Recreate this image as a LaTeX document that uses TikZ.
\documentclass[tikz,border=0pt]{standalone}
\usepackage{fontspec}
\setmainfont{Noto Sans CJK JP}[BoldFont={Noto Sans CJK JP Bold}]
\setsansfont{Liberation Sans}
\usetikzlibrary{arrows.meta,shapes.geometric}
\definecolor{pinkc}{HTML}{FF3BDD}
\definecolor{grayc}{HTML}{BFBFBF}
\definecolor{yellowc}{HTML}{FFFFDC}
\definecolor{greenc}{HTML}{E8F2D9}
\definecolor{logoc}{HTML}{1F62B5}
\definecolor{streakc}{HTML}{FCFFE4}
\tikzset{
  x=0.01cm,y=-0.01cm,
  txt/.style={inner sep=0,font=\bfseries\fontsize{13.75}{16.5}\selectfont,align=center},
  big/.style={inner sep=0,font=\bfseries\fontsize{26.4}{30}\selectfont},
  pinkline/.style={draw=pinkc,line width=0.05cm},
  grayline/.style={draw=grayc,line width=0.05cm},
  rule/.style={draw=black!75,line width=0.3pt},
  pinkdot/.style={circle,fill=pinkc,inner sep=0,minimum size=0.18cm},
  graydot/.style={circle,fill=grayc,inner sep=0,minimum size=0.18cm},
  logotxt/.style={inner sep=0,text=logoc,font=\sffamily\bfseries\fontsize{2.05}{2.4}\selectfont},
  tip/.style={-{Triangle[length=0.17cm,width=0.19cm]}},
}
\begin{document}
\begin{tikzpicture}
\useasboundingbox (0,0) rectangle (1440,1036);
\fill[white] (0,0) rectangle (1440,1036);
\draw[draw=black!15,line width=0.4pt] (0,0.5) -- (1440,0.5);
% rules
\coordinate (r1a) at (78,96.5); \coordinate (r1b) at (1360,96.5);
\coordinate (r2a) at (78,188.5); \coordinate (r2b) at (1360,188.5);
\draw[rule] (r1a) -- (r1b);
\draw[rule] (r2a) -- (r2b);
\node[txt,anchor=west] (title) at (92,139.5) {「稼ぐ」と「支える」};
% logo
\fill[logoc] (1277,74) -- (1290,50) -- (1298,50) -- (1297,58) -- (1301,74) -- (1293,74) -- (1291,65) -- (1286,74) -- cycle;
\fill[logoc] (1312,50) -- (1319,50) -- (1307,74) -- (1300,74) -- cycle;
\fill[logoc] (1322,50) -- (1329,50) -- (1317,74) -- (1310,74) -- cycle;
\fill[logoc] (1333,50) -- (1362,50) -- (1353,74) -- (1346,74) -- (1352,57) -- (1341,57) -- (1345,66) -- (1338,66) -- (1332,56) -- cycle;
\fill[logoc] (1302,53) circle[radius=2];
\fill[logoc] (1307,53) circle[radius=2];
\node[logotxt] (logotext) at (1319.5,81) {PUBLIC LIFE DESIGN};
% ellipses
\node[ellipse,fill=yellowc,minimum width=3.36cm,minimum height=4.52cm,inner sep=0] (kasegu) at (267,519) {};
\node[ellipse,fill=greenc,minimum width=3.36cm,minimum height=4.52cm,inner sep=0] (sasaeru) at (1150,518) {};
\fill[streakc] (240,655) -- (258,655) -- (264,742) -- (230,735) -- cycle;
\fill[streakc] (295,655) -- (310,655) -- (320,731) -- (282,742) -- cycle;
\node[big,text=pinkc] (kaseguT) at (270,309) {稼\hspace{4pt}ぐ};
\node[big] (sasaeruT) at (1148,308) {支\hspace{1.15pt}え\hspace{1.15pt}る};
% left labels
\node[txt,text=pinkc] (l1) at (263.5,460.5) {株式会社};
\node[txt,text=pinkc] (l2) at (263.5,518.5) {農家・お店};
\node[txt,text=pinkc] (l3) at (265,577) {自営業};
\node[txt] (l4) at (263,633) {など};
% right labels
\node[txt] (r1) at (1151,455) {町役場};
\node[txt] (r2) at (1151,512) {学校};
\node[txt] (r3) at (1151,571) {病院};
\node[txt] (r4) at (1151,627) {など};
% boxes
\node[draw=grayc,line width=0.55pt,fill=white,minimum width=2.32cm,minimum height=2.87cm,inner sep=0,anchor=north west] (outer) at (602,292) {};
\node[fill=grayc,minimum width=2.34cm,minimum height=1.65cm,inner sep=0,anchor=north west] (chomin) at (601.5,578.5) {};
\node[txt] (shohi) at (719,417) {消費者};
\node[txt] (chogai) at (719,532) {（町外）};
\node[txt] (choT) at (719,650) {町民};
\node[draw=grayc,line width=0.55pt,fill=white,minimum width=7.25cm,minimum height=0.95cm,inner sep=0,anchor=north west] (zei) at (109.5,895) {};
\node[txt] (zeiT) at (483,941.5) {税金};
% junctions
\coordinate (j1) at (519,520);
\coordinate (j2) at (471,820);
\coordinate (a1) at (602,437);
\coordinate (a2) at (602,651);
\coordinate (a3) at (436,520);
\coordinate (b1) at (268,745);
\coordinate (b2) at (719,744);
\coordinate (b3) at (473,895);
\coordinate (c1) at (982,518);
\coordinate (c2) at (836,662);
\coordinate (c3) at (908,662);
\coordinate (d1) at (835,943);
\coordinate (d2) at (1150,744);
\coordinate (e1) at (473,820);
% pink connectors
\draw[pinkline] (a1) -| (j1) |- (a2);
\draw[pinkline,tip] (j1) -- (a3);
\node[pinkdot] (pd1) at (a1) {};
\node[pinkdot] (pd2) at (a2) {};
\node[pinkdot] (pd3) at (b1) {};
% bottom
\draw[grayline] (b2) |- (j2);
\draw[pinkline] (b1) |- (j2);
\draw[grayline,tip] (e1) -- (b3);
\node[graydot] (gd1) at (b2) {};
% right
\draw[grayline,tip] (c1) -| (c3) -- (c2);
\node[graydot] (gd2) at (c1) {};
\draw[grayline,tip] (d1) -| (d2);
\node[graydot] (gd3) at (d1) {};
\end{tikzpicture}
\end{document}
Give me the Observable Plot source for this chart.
========
*WHAT YOU ARE ASKED TO DO*: Please output the complete data exactly.

*TASK OUTPUT*:
Recreate this image as a LaTeX document that uses TikZ.
\documentclass[tikz,border=0pt]{standalone}
\usepackage{fontspec}
\setmainfont{Noto Sans CJK JP}[BoldFont={Noto Sans CJK JP Bold}]
\setsansfont{Liberation Sans}
\usetikzlibrary{arrows.meta,shapes.geometric}
\definecolor{pinkc}{HTML}{FF3BDD}
\definecolor{grayc}{HTML}{BFBFBF}
\definecolor{yellowc}{HTML}{FFFFDC}
\definecolor{greenc}{HTML}{E8F2D9}
\definecolor{logoc}{HTML}{1F62B5}
\definecolor{streakc}{HTML}{FCFFE4}
\tikzset{
  x=0.01cm,y=-0.01cm,
  txt/.style={inner sep=0,font=\bfseries\fontsize{13.75}{16.5}\selectfont,align=center},
  big/.style={inner sep=0,font=\bfseries\fontsize{26.4}{30}\selectfont},
  pinkline/.style={draw=pinkc,line width=0.05cm},
  grayline/.style={draw=grayc,line width=0.05cm},
  rule/.style={draw=black!75,line width=0.3pt},
  pinkdot/.style={circle,fill=pinkc,inner sep=0,minimum size=0.18cm},
  graydot/.style={circle,fill=grayc,inner sep=0,minimum size=0.18cm},
  logotxt/.style={inner sep=0,text=logoc,font=\sffamily\bfseries\fontsize{2.05}{2.4}\selectfont},
  tip/.style={-{Triangle[length=0.17cm,width=0.19cm]}},
}
\begin{document}
\begin{tikzpicture}
\useasboundingbox (0,0) rectangle (1440,1036);
\fill[white] (0,0) rectangle (1440,1036);
\draw[draw=black!15,line width=0.4pt] (0,0.5) -- (1440,0.5);
% rules
\coordinate (r1a) at (78,96.5); \coordinate (r1b) at (1360,96.5);
\coordinate (r2a) at (78,188.5); \coordinate (r2b) at (1360,188.5);
\draw[rule] (r1a) -- (r1b);
\draw[rule] (r2a) -- (r2b);
\node[txt,anchor=west] (title) at (92,139.5) {「稼ぐ」と「支える」};
% logo
\fill[logoc] (1277,74) -- (1290,50) -- (1298,50) -- (1297,58) -- (1301,74) -- (1293,74) -- (1291,65) -- (1286,74) -- cycle;
\fill[logoc] (1312,50) -- (1319,50) -- (1307,74) -- (1300,74) -- cycle;
\fill[logoc] (1322,50) -- (1329,50) -- (1317,74) -- (1310,74) -- cycle;
\fill[logoc] (1333,50) -- (1362,50) -- (1353,74) -- (1346,74) -- (1352,57) -- (1341,57) -- (1345,66) -- (1338,66) -- (1332,56) -- cycle;
\fill[logoc] (1302,53) circle[radius=2];
\fill[logoc] (1307,53) circle[radius=2];
\node[logotxt] (logotext) at (1319.5,81) {PUBLIC LIFE DESIGN};
% ellipses
\node[ellipse,fill=yellowc,minimum width=3.36cm,minimum height=4.52cm,inner sep=0] (kasegu) at (267,519) {};
\node[ellipse,fill=greenc,minimum width=3.36cm,minimum height=4.52cm,inner sep=0] (sasaeru) at (1150,518) {};
\fill[streakc] (240,655) -- (258,655) -- (264,742) -- (230,735) -- cycle;
\fill[streakc] (295,655) -- (310,655) -- (320,731) -- (282,742) -- cycle;
\node[big,text=pinkc] (kaseguT) at (270,309) {稼\hspace{4pt}ぐ};
\node[big] (sasaeruT) at (1148,308) {支\hspace{1.15pt}え\hspace{1.15pt}る};
% left labels
\node[txt,text=pinkc] (l1) at (263.5,460.5) {株式会社};
\node[txt,text=pinkc] (l2) at (263.5,518.5) {農家・お店};
\node[txt,text=pinkc] (l3) at (265,577) {自営業};
\node[txt] (l4) at (263,633) {など};
% right labels
\node[txt] (r1) at (1151,455) {町役場};
\node[txt] (r2) at (1151,512) {学校};
\node[txt] (r3) at (1151,571) {病院};
\node[txt] (r4) at (1151,627) {など};
% boxes
\node[draw=grayc,line width=0.55pt,fill=white,minimum width=2.32cm,minimum height=2.87cm,inner sep=0,anchor=north west] (outer) at (602,292) {};
\node[fill=grayc,minimum width=2.34cm,minimum height=1.65cm,inner sep=0,anchor=north west] (chomin) at (601.5,578.5) {};
\node[txt] (shohi) at (719,417) {消費者};
\node[txt] (chogai) at (719,532) {（町外）};
\node[txt] (choT) at (719,650) {町民};
\node[draw=grayc,line width=0.55pt,fill=white,minimum width=7.25cm,minimum height=0.95cm,inner sep=0,anchor=north west] (zei) at (109.5,895) {};
\node[txt] (zeiT) at (483,941.5) {税金};
% junctions
\coordinate (j1) at (519,520);
\coordinate (j2) at (471,820);
\coordinate (a1) at (602,437);
\coordinate (a2) at (602,651);
\coordinate (a3) at (436,520);
\coordinate (b1) at (268,745);
\coordinate (b2) at (719,744);
\coordinate (b3) at (473,895);
\coordinate (c1) at (982,518);
\coordinate (c2) at (836,662);
\coordinate (c3) at (908,662);
\coordinate (d1) at (835,943);
\coordinate (d2) at (1150,744);
\coordinate (e1) at (473,820);
% pink connectors
\draw[pinkline] (a1) -| (j1) |- (a2);
\draw[pinkline,tip] (j1) -- (a3);
\node[pinkdot] (pd1) at (a1) {};
\node[pinkdot] (pd2) at (a2) {};
\node[pinkdot] (pd3) at (b1) {};
% bottom
\draw[grayline] (b2) |- (j2);
\draw[pinkline] (b1) |- (j2);
\draw[grayline,tip] (e1) -- (b3);
\node[graydot] (gd1) at (b2) {};
% right
\draw[grayline,tip] (c1) -| (c3) -- (c2);
\node[graydot] (gd2) at (c1) {};
\draw[grayline,tip] (d1) -| (d2);
\node[graydot] (gd3) at (d1) {};
\end{tikzpicture}
\end{document}
Give me the Observable Plot source for this chart.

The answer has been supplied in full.